Thursday, March 20, 2008
Taping Pears to Tree Limbs
My kids were at it again—laser rays of disrespect and anger (and was that a cuss word from my fourth grader’s mouth?) shot back and forth across the hall toward each other. I was discouraged by the recent escalation in their fighting and attitudes. Being the problem solver that I am, my mind quickly started grappling for solutions on the slippery shale of parenting.
I immediately created a plan of action to start hammering verses into their little minds. How else would they learn to “Do unto others” and “Let their gentleness be evident to all?” I decided I needed to run to the Christian bookstore and get a family devotional (not that there aren’t several dusty ones on my book shelf—but new ideas need new materials). All this raced into my mind with a tinge of panic. Could I undo all the nights we didn’t sit down and study God’s word together? Was it too late for them to become kind and loving once again? Would they be friends with each other when they reached adulthood?
Number two on my list (with many exclamations around it) was the daily prayer time we needed to start. I would sit them down in a circle and teach them how to pray together and for each other. Bring them quickly into God’s presence so they could learn to think of others before themselves.
Then I heard a noise and realized that God was clearing his throat. Sort of an Ahem!
Into the midst of my racing thoughts, I saw a picture of a tree full of green foliage. Barren except for the lush glossy leaves. Then I saw the tree again, with lovely green pears taped to its limbs.
I got it. Rather than getting to the root of the problem—the anemic soil and lack of water or other nutrients—in my need to fix, I was attempting to tape fruit onto the branches.
Performance is really what it was. I wanted the outward appearance that all was well.
Trying to pound a rich spiritual life into my children isn’t going to take. Maybe I can tape a few pears to their arms, but they’ll soon wither and fall off.

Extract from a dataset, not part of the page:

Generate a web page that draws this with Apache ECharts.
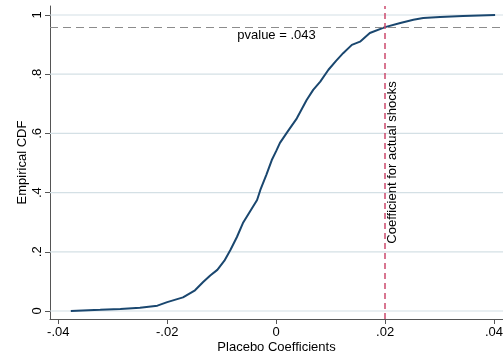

God reminded me that I need to invest into them. Take time with them. Hug them. Stop and listen when they speak without finishing the dish I was washing. Go outside and play a round of basketball with them. Snuggle in bed with them at night for a few minutes (instead of flopping into a chair with my exhausted, “Finally, the house is quiet,” sigh). This is what will nourish their soil and sprout good fruit. I guess I won't need that industrial sized roll of tape after all.